[Code that draws figures]
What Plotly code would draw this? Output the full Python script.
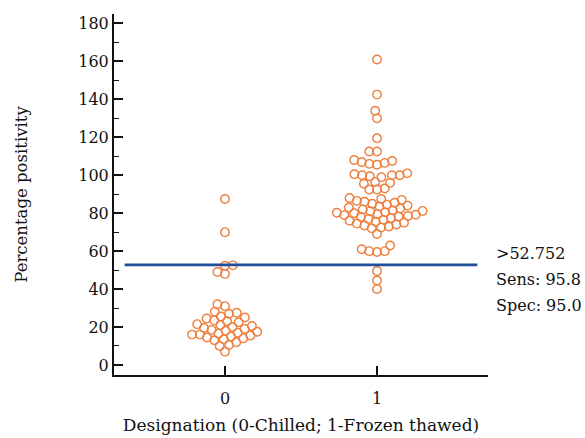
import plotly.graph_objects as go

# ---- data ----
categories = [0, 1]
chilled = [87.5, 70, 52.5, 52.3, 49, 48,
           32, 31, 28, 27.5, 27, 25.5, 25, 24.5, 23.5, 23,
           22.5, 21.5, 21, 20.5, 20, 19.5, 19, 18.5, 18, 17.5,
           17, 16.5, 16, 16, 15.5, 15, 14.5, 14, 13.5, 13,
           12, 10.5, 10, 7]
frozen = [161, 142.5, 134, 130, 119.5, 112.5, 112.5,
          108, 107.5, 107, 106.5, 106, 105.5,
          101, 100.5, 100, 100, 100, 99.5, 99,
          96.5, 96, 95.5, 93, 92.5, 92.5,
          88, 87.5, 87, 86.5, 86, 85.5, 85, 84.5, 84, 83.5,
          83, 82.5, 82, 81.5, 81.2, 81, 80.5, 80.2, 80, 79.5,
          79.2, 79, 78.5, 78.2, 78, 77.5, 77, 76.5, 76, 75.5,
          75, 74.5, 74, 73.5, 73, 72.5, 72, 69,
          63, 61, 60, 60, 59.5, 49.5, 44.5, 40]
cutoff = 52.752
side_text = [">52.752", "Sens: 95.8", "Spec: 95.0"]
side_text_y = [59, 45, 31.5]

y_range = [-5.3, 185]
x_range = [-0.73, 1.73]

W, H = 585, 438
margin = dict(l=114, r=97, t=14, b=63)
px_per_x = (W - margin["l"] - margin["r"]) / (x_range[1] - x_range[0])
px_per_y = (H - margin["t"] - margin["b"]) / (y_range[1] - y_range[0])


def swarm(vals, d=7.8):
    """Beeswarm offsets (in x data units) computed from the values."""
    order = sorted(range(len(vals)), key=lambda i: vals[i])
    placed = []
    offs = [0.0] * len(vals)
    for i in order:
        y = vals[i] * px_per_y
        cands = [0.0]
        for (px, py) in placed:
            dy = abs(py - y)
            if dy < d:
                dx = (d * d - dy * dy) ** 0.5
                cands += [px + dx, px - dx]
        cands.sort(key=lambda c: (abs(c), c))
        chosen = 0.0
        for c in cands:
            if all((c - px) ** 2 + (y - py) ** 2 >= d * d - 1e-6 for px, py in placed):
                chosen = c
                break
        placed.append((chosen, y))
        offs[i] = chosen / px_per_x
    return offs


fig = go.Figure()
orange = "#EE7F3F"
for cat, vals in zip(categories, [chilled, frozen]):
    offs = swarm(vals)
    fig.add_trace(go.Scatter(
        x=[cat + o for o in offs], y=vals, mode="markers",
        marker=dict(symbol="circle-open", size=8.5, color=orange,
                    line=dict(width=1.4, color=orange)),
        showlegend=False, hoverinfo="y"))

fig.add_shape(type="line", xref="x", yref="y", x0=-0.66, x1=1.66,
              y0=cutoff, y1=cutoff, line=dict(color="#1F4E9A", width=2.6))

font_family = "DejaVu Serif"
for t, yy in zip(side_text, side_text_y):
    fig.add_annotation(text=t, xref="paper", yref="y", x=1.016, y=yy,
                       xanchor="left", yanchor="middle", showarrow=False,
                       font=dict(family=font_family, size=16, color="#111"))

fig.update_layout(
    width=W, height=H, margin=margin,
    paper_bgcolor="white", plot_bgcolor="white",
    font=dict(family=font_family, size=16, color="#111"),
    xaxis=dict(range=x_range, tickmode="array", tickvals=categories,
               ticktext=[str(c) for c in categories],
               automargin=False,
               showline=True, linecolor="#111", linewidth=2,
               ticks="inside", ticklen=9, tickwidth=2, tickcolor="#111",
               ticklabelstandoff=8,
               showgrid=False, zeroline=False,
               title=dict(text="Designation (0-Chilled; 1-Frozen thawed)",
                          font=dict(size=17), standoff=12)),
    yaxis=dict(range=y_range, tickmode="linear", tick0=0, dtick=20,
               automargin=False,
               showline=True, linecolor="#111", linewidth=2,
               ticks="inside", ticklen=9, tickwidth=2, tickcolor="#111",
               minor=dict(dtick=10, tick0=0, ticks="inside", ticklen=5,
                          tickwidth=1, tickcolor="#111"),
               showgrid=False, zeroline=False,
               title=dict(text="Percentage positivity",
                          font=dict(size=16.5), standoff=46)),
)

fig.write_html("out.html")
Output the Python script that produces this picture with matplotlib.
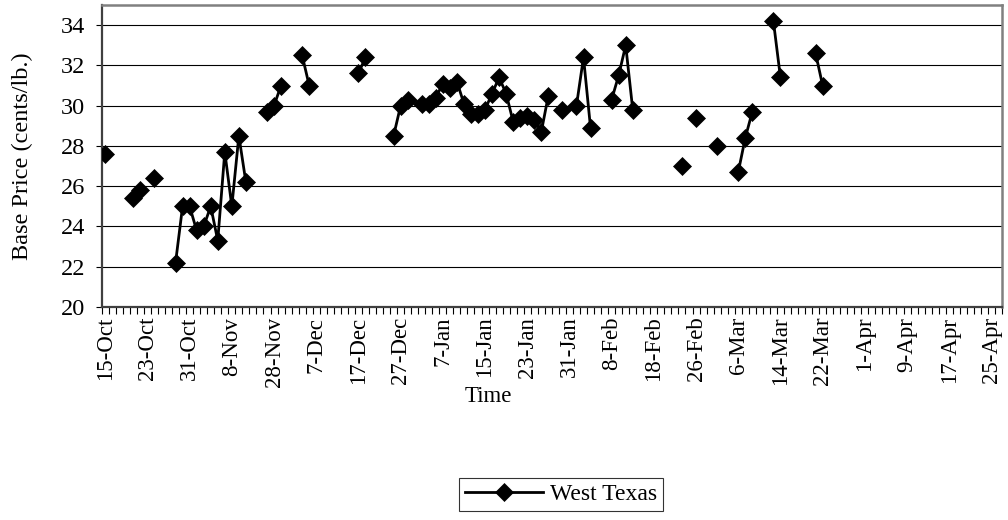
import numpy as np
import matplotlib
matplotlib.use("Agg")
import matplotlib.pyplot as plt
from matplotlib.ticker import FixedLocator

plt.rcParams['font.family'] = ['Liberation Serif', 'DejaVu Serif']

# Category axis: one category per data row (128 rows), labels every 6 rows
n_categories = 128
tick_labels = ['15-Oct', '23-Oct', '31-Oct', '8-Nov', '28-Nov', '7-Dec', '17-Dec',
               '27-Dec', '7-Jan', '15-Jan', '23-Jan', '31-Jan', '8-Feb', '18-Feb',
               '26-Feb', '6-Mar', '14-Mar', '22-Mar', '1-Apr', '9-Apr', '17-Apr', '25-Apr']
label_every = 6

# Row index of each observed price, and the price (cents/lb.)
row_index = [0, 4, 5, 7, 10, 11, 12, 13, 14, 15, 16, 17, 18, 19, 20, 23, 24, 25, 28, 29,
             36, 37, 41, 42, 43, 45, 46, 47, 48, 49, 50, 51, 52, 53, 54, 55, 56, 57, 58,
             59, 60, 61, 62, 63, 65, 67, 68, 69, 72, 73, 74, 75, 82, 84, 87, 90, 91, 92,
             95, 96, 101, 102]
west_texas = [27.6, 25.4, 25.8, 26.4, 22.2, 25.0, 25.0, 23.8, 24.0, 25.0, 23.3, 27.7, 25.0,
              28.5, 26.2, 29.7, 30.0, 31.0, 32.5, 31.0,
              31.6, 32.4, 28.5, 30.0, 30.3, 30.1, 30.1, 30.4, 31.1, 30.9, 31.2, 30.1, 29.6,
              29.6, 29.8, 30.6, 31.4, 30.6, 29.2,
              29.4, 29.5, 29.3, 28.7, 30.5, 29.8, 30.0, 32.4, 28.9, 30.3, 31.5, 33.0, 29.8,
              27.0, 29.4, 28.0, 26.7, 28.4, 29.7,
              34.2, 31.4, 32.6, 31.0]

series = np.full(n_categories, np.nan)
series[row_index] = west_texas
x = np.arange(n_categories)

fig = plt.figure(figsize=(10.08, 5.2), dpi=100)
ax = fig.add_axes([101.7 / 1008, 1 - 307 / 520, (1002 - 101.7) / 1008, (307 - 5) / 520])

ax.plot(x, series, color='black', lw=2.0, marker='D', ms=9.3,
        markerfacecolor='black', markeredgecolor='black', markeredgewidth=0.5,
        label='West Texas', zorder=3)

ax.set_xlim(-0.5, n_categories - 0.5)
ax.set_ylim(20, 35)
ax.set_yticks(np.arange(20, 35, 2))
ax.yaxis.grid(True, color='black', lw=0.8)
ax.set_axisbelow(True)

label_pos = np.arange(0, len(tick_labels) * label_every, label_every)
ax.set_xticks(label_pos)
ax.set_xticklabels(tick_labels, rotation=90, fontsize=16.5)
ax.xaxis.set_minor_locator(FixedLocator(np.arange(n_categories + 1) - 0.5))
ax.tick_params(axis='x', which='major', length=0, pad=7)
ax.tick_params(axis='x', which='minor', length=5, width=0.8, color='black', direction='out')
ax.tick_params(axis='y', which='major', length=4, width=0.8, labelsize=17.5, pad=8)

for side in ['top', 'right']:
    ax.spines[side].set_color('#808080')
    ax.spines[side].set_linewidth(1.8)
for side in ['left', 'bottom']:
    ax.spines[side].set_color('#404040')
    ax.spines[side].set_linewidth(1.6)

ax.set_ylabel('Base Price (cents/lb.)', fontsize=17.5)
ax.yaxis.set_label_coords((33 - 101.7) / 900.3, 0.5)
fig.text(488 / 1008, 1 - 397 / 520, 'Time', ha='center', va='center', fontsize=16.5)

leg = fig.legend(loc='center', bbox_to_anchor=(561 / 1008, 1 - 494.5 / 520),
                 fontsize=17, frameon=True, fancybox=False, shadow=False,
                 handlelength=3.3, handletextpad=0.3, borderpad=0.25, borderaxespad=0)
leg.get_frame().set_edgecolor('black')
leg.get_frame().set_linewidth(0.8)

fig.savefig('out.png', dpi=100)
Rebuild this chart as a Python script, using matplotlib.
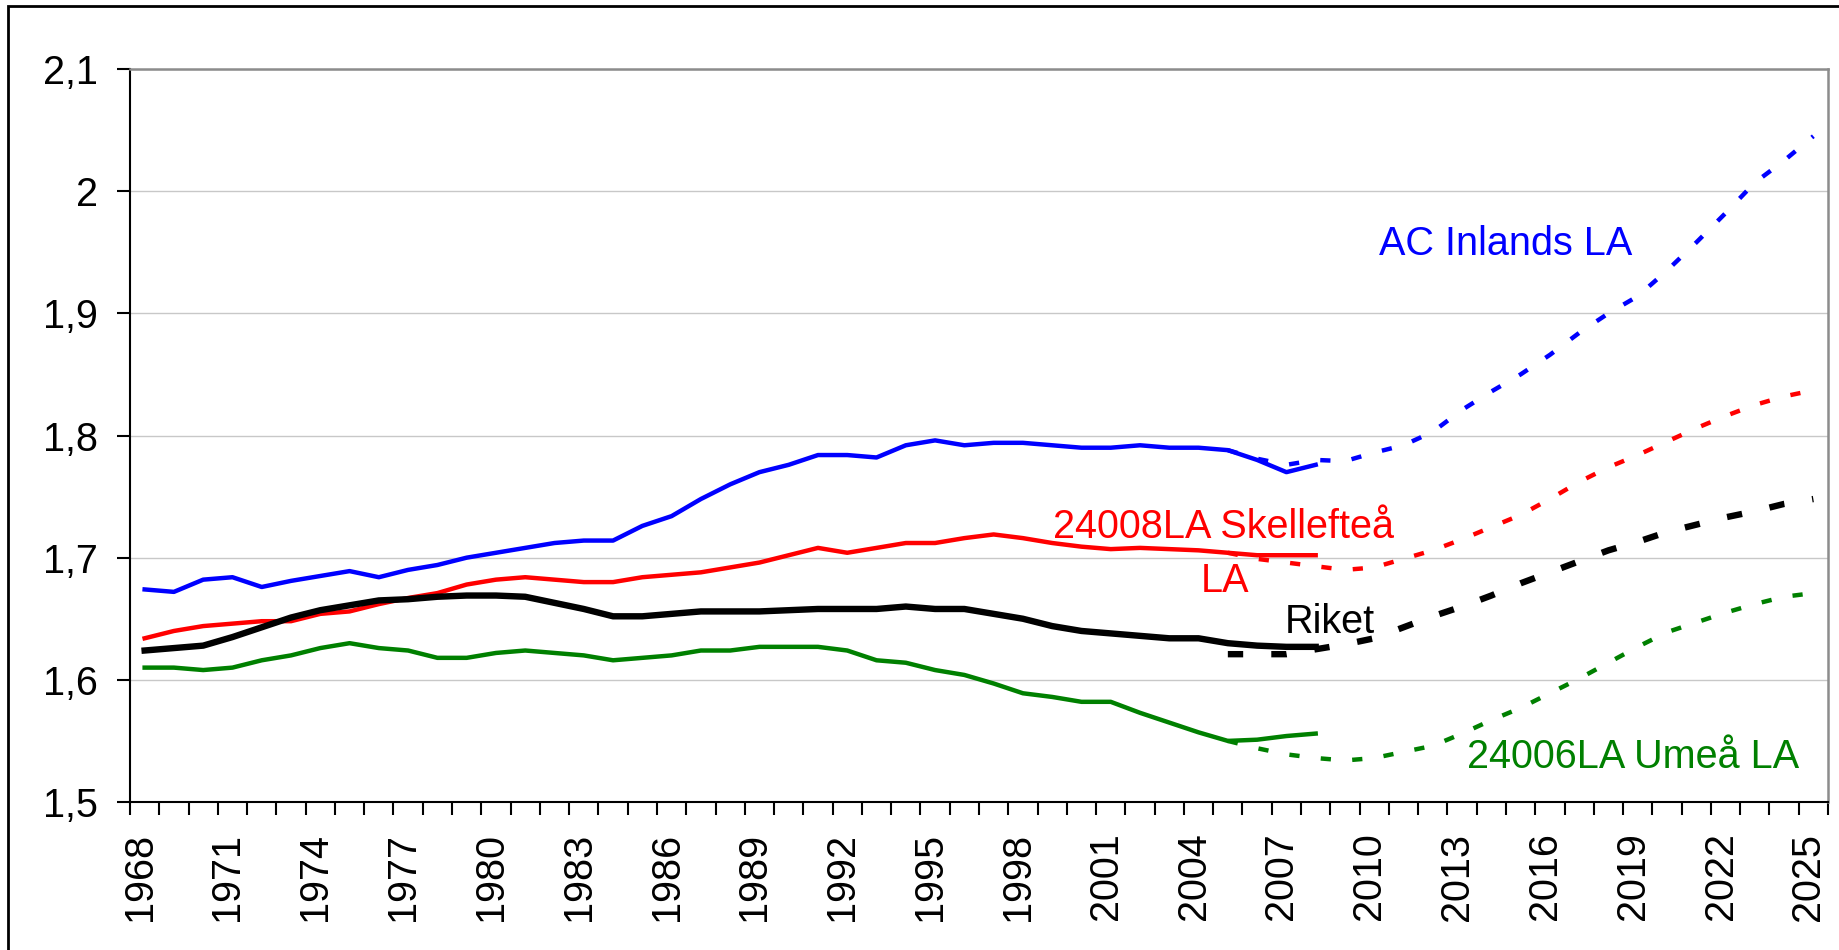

■ Exercise objective: Begin at the first line of the data above and repeat each line exactly, stopping after the line containing "import plotly.graph_objects as go". Omit the pictures.

■ Task output:
What Plotly code would draw this? Output the full Python script.
import plotly.graph_objects as go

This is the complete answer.